Posso usar qualquer código open source no meu aplicativo comercial?
Pode, desde que cumpra a licença. Permissivas (MIT, BSD, Apache) pedem basicamente manutenção de avisos. Copyleft (GPL) exigem disponibilizar código derivado sob a mesma licença quando há distribuição. Tenha política de dependências e revisões de compliance.
Como derrubar pirataria do meu curso/foto/software?
Faça coleta de provas (URL, capturas, hash), notifique a plataforma, peça remoção. Se não resolver, busque tutela judicial para remoção e identificação de responsáveis. Para domínios com sua marca, use o SACI-Adm do Registro.br ou ação judicial.
Explicação técnica com fontes legais
A disciplina da propriedade intelectual em ambientes digitais resulta da combinação de leis setoriais, normas civis e precedentes. Bases normativas relevantes no Brasil:
- Lei 9.610/1998 — Direitos Autorais: define obras protegidas, direitos morais e patrimoniais, limitações e hipóteses de uso.
- Lei 9.609/1998 — Software: proteção autoral específica, prazos e regime de licenciamento.

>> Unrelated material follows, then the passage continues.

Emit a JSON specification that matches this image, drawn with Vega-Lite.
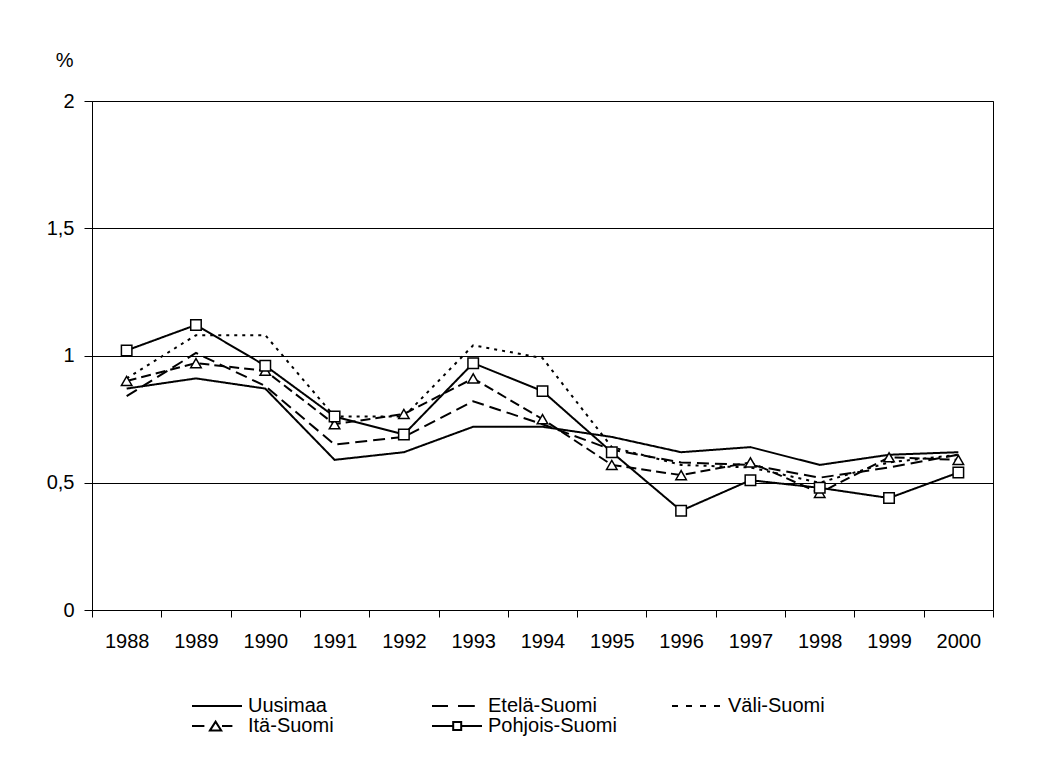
{
  "$schema": "https://vega.github.io/schema/vega-lite/v6.json",
  "width": 901,
  "height": 509,
  "autosize": "none",
  "padding": {"left": 92, "top": 101, "right": 47, "bottom": 166},
  "background": "white",
  "config": {
    "font": "Liberation Sans",
    "view": {"stroke": "black", "strokeWidth": 1},
    "axis": {"labelFont": "Liberation Sans", "labelFontSize": 20, "labelColor": "black", "domainColor": "black", "tickColor": "black", "titleFont": "Liberation Sans", "titleColor": "black"},
    "legend": {"labelFont": "Liberation Sans", "labelFontSize": 20, "labelColor": "black"}
  },
  "data": {
    "values": [
      {"year": 1988, "region": "Uusimaa", "value": 0.87},
      {"year": 1989, "region": "Uusimaa", "value": 0.91},
      {"year": 1990, "region": "Uusimaa", "value": 0.87},
      {"year": 1991, "region": "Uusimaa", "value": 0.59},
      {"year": 1992, "region": "Uusimaa", "value": 0.62},
      {"year": 1993, "region": "Uusimaa", "value": 0.72},
      {"year": 1994, "region": "Uusimaa", "value": 0.72},
      {"year": 1995, "region": "Uusimaa", "value": 0.68},
      {"year": 1996, "region": "Uusimaa", "value": 0.62},
      {"year": 1997, "region": "Uusimaa", "value": 0.64},
      {"year": 1998, "region": "Uusimaa", "value": 0.57},
      {"year": 1999, "region": "Uusimaa", "value": 0.61},
      {"year": 2000, "region": "Uusimaa", "value": 0.62},
      {"year": 1988, "region": "Etelä-Suomi", "value": 0.84},
      {"year": 1989, "region": "Etelä-Suomi", "value": 1.01},
      {"year": 1990, "region": "Etelä-Suomi", "value": 0.88},
      {"year": 1991, "region": "Etelä-Suomi", "value": 0.65},
      {"year": 1992, "region": "Etelä-Suomi", "value": 0.68},
      {"year": 1993, "region": "Etelä-Suomi", "value": 0.82},
      {"year": 1994, "region": "Etelä-Suomi", "value": 0.73},
      {"year": 1995, "region": "Etelä-Suomi", "value": 0.63},
      {"year": 1996, "region": "Etelä-Suomi", "value": 0.58},
      {"year": 1997, "region": "Etelä-Suomi", "value": 0.57},
      {"year": 1998, "region": "Etelä-Suomi", "value": 0.52},
      {"year": 1999, "region": "Etelä-Suomi", "value": 0.56},
      {"year": 2000, "region": "Etelä-Suomi", "value": 0.61},
      {"year": 1988, "region": "Väli-Suomi", "value": 0.91},
      {"year": 1989, "region": "Väli-Suomi", "value": 1.08},
      {"year": 1990, "region": "Väli-Suomi", "value": 1.08},
      {"year": 1991, "region": "Väli-Suomi", "value": 0.76},
      {"year": 1992, "region": "Väli-Suomi", "value": 0.76},
      {"year": 1993, "region": "Väli-Suomi", "value": 1.04},
      {"year": 1994, "region": "Väli-Suomi", "value": 0.99},
      {"year": 1995, "region": "Väli-Suomi", "value": 0.64},
      {"year": 1996, "region": "Väli-Suomi", "value": 0.57},
      {"year": 1997, "region": "Väli-Suomi", "value": 0.56},
      {"year": 1998, "region": "Väli-Suomi", "value": 0.5},
      {"year": 1999, "region": "Väli-Suomi", "value": 0.58},
      {"year": 2000, "region": "Väli-Suomi", "value": 0.61},
      {"year": 1988, "region": "Itä-Suomi", "value": 0.9},
      {"year": 1989, "region": "Itä-Suomi", "value": 0.97},
      {"year": 1990, "region": "Itä-Suomi", "value": 0.94},
      {"year": 1991, "region": "Itä-Suomi", "value": 0.73},
      {"year": 1992, "region": "Itä-Suomi", "value": 0.77},
      {"year": 1993, "region": "Itä-Suomi", "value": 0.91},
      {"year": 1994, "region": "Itä-Suomi", "value": 0.75},
      {"year": 1995, "region": "Itä-Suomi", "value": 0.57},
      {"year": 1996, "region": "Itä-Suomi", "value": 0.53},
      {"year": 1997, "region": "Itä-Suomi", "value": 0.58},
      {"year": 1998, "region": "Itä-Suomi", "value": 0.46},
      {"year": 1999, "region": "Itä-Suomi", "value": 0.6},
      {"year": 2000, "region": "Itä-Suomi", "value": 0.59},
      {"year": 1988, "region": "Pohjois-Suomi", "value": 1.02},
      {"year": 1989, "region": "Pohjois-Suomi", "value": 1.12},
      {"year": 1990, "region": "Pohjois-Suomi", "value": 0.96},
      {"year": 1991, "region": "Pohjois-Suomi", "value": 0.76},
      {"year": 1992, "region": "Pohjois-Suomi", "value": 0.69},
      {"year": 1993, "region": "Pohjois-Suomi", "value": 0.97},
      {"year": 1994, "region": "Pohjois-Suomi", "value": 0.86},
      {"year": 1995, "region": "Pohjois-Suomi", "value": 0.62},
      {"year": 1996, "region": "Pohjois-Suomi", "value": 0.39},
      {"year": 1997, "region": "Pohjois-Suomi", "value": 0.51},
      {"year": 1998, "region": "Pohjois-Suomi", "value": 0.48},
      {"year": 1999, "region": "Pohjois-Suomi", "value": 0.44},
      {"year": 2000, "region": "Pohjois-Suomi", "value": 0.54}
    ]
  },
  "encoding": {
    "x": {
      "field": "year",
      "type": "ordinal",
      "bandPosition": 0.5,
      "scale": {"type": "band", "paddingInner": 0, "paddingOuter": 0},
      "axis": {"title": null, "labelAngle": 0, "tickBand": "extent", "tickSize": 7, "labelPadding": 14, "grid": false, "domainColor": "black"}
    },
    "y": {
      "field": "value",
      "type": "quantitative",
      "scale": {"domain": [0, 2], "nice": false, "zero": true},
      "axis": {
        "values": [0, 0.5, 1, 1.5, 2],
        "labelExpr": "replace(toString(datum.value), '.', ',')",
        "tickSize": 8,
        "labelPadding": 10,
        "grid": true,
        "gridColor": "black",
        "gridOpacity": 1,
        "gridWidth": 1,
        "title": "%",
        "titleAngle": 0,
        "titleX": -19,
        "titleY": -41,
        "titleAlign": "right",
        "titleBaseline": "middle",
        "titleFontSize": 20,
        "titleFontWeight": "normal"
      }
    }
  },
  "resolve": {"scale": {"shape": "independent"}, "legend": {"shape": "independent"}},
  "layer": [
    {
      "mark": {"type": "line", "color": "black", "strokeWidth": 2},
      "encoding": {
        "detail": {"field": "region"},
        "strokeDash": {
          "field": "region",
          "type": "nominal",
          "scale": {
            "domain": ["Pohjois-Suomi", "Itä-Suomi", "Väli-Suomi", "Etelä-Suomi", "Uusimaa"],
            "range": [[1, 0], [10, 5], [3, 5], [12, 6], [1, 0]]
          },
          "legend": null
        }
      }
    },
    {
      "mark": {"type": "point", "filled": false, "opacity": 0, "size": 1},
      "encoding": {
        "shape": {
          "field": "region",
          "type": "nominal",
          "scale": {
            "domain": ["Uusimaa", "Itä-Suomi", "Etelä-Suomi", "Pohjois-Suomi", "Väli-Suomi"],
            "range": [
              "M-5.25,0H1",
              "M-5.25,0H-3.7M-1.5,0H-0.2M-3,0.55L-2.3,-0.55L-1.6,0.55Z",
              "M-5.25,0H-3.25M-2,0H0.1",
              "M-5.25,0H-2.6M-1.6,0H1M-2.6,-0.5H-1.6V0.5H-2.6Z",
              "M-5.25,0H-4.5M-3.5,0H-2.75M-1.75,0H-1M0,0H0.75"
            ]
          },
          "legend": {
            "title": null,
            "orient": "none",
            "legendX": 132,
            "legendY": 595,
            "columns": 3,
            "gridAlign": "all",
            "columnPadding": 51,
            "rowPadding": 0,
            "padding": 0,
            "symbolSize": 256,
            "symbolOpacity": 1,
            "symbolFillColor": "white",
            "symbolStrokeColor": "black",
            "symbolStrokeWidth": 2,
            "labelOffset": 4,
            "labelFontSize": 20
          }
        }
      }
    },
    {
      "transform": [{"filter": {"field": "region", "oneOf": ["Itä-Suomi", "Pohjois-Suomi"]}}],
      "mark": {"type": "point", "filled": true, "fill": "white", "stroke": "black", "strokeWidth": 1.5, "size": 110, "opacity": 1},
      "encoding": {
        "shape": {
          "field": "region",
          "type": "nominal",
          "scale": {
            "domain": ["Itä-Suomi", "Pohjois-Suomi"],
            "range": ["triangle-up", "square"]
          },
          "legend": null
        }
      }
    }
  ]
}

- Lei 9.279/1996 — Propriedade Industrial: marcas, patentes, desenhos industriais e repressão à concorrência desleal.
- Lei 12.965/2014 — Marco Civil da Internet (e regulamentos): princípios, guarda de registros e responsabilidade de provedores (regra geral de ordem judicial para remoção, com exceções).
- Lei 13.709/2018 — LGPD: tratamento de dados pessoais no marketing, adtech e plataformas.
- Lei 12.737/2012 — delitos informáticos; e normas do Registro.br/SACI-Adm para disputas de domínio.
- Tratados internacionais (Convenção de Berna, TRIPS/OMC, tratados OMPI): influenciam interpretação e cooperação transnacional.
- Código de Processo Civil: tutela de urgência/antecipada para remoção rápida e preservação de provas digitais.
Em síntese técnica: (i) a autoria nasce com a criação; (ii) licenças definem o que é permitido; (iii) plataformas respondem conforme regras específicas; (iv) marcas e domínios têm mecanismos próprios de tutela; (v) em software, o compliance de licenças é tão importante quanto o registro.
Fecho prático
Ambientes digitais multiplicam alcance — e também riscos. Quem planeja PI como parte da estratégia (inventário de ativos, política de licenças, contratos claros, monitoramento e reação graduada) acelera sem medo. Criar valor é difícil; proteger é obrigatório. E, quando houver dúvida, trate do direito de terceiros como você gostaria que tratassem o seu: com crédito, pedido de licença e respeito aos limites combinados.